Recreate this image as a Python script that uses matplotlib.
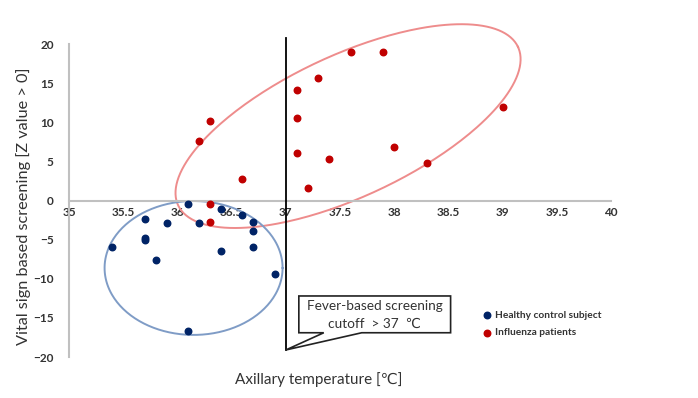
import matplotlib.pyplot as plt
import numpy as np
from matplotlib.patches import Polygon

plt.rcParams['font.family'] = ['Lato', 'DejaVu Sans']

# Healthy control subjects (axillary temp, Z value)
healthy_x = [36.1, 36.4, 36.6, 35.7, 35.9, 36.2, 36.7, 36.7, 35.7, 35.7, 35.4, 36.7, 36.4, 35.8, 36.9, 36.1]
healthy_y = [-0.5, -1.05, -1.85, -2.35, -2.85, -2.9, -2.8, -3.9, -4.8, -5.05, -5.9, -6.0, -6.5, -7.55, -9.45, -16.7]

# Influenza patients
flu_x = [37.6, 37.9, 37.3, 37.1, 37.1, 36.3, 39.0, 36.2, 38.0, 37.1, 37.4, 38.3, 36.6, 37.2, 36.3, 36.3]
flu_y = [19.0, 19.0, 15.7, 14.1, 10.5, 10.1, 12.0, 7.6, 6.9, 6.1, 5.3, 4.8, 2.75, 1.6, -0.4, -2.75]

xticks = [35, 35.5, 36, 36.5, 37, 37.5, 38, 38.5, 39, 39.5, 40]
xticklabels = ['35', '35.5', '36', '36.5', '37', '37.5', '38', '38.5', '39', '39.5', '40']
yticks = [-20, -15, -10, -5, 0, 5, 10, 15, 20]

blue = '#002366'
red = '#c00000'

fig = plt.figure(figsize=(6.98, 3.98), dpi=100)
ax = fig.add_axes([0.0989, 0.103, 0.7765, 0.7864])
ax.set_xlim(35, 40)
ax.set_ylim(-20, 20)

# axes in Excel style: x axis crossing at y=0
for s in ['top', 'right']:
    ax.spines[s].set_visible(False)
ax.spines['bottom'].set_position(('data', 0))
ax.spines['bottom'].set_color('#c0c0c0')
ax.spines['left'].set_color('#c0c0c0')
ax.spines['bottom'].set_linewidth(1.5)
ax.spines['left'].set_linewidth(1.5)
ax.set_xticks(xticks)
ax.set_xticklabels(xticklabels)
ax.set_yticks(yticks)
ax.tick_params(length=0, labelsize=8.5, labelcolor='#333333')
ax.tick_params(axis='y', pad=11)
ax.tick_params(axis='x', pad=5)
for lab in ax.get_xticklabels() + ax.get_yticklabels():
    lab.set_fontweight('bold')

# ellipses, defined in pixel-like scale then mapped to data units
sx, sy = 108.4, 7.83
t = np.linspace(0, 2 * np.pi, 300)

def ellipse(cx, cy, a, b, ang, color):
    th = np.radians(ang)
    px = a * np.cos(t) * np.cos(th) - b * np.sin(t) * np.sin(th)
    py = a * np.cos(t) * np.sin(th) + b * np.sin(t) * np.cos(th)
    ax.plot(cx + px / sx, cy + py / sy, color=color, lw=1.4, zorder=2, clip_on=False)

ellipse(37.574, 9.51, 187.5, 70.8, 25, '#ee8c8c')
ellipse(36.149, -8.62, 89, 67, 0, '#7f9cc6')

ax.scatter(healthy_x, healthy_y, s=22, color=blue, zorder=3, label='Healthy control subject')
ax.scatter(flu_x, flu_y, s=22, color=red, zorder=3, label='Influenza patients')

# fever cutoff line
ax.plot([37, 37], [-19.1, 20.8], color='black', lw=1.3, clip_on=False, zorder=4)

# callout box
call = [(37.12, -12.2), (38.52, -12.2), (38.52, -16.9), (37.70, -16.9),
        (37.0, -19.1), (37.35, -16.9), (37.12, -16.9)]
ax.add_patch(Polygon(call, closed=True, facecolor='white', edgecolor='#222222', lw=1.2, zorder=5))
ax.text(37.82, -13.5, 'Fever-based screening', ha='center', va='center', fontsize=9.8, color='#333333', zorder=6)
ax.text(37.82, -15.7, 'cutoff  > 37  ℃', ha='center', va='center', fontsize=9.8, color='#333333', zorder=6)

leg = ax.legend(loc='upper left', bbox_to_anchor=(0.762, 0.148), frameon=False, fontsize=7.3,
                handletextpad=0.3, labelspacing=0.85, handlelength=1.0, markerscale=1.0,
                borderaxespad=0, borderpad=0)
for txt in leg.get_texts():
    txt.set_color('#333333')
    txt.set_fontweight('bold')

fig.text(319 / 698, 1 - 380 / 398, 'Axillary temperature [℃]', ha='center', va='center', fontsize=11, color='#333333')
fig.text(24 / 698, 1 - 206 / 398, 'Vital sign based screening [Z value > 0]', ha='center', va='center',
         rotation=90, fontsize=11.7, color='#333333')

fig.savefig('out.png', dpi=100)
__________
DESCRIPTION OF THE TASK: Everything from the first line to the line with "ax.set_ylim(-20, 20)" must be repeated exactly, and nothing else. Leave the pictures out.

THE RESULT:
Recreate this image as a Python script that uses matplotlib.
import matplotlib.pyplot as plt
import numpy as np
from matplotlib.patches import Polygon

plt.rcParams['font.family'] = ['Lato', 'DejaVu Sans']

# Healthy control subjects (axillary temp, Z value)
healthy_x = [36.1, 36.4, 36.6, 35.7, 35.9, 36.2, 36.7, 36.7, 35.7, 35.7, 35.4, 36.7, 36.4, 35.8, 36.9, 36.1]
healthy_y = [-0.5, -1.05, -1.85, -2.35, -2.85, -2.9, -2.8, -3.9, -4.8, -5.05, -5.9, -6.0, -6.5, -7.55, -9.45, -16.7]

# Influenza patients
flu_x = [37.6, 37.9, 37.3, 37.1, 37.1, 36.3, 39.0, 36.2, 38.0, 37.1, 37.4, 38.3, 36.6, 37.2, 36.3, 36.3]
flu_y = [19.0, 19.0, 15.7, 14.1, 10.5, 10.1, 12.0, 7.6, 6.9, 6.1, 5.3, 4.8, 2.75, 1.6, -0.4, -2.75]

xticks = [35, 35.5, 36, 36.5, 37, 37.5, 38, 38.5, 39, 39.5, 40]
xticklabels = ['35', '35.5', '36', '36.5', '37', '37.5', '38', '38.5', '39', '39.5', '40']
yticks = [-20, -15, -10, -5, 0, 5, 10, 15, 20]

blue = '#002366'
red = '#c00000'

fig = plt.figure(figsize=(6.98, 3.98), dpi=100)
ax = fig.add_axes([0.0989, 0.103, 0.7765, 0.7864])
ax.set_xlim(35, 40)
ax.set_ylim(-20, 20)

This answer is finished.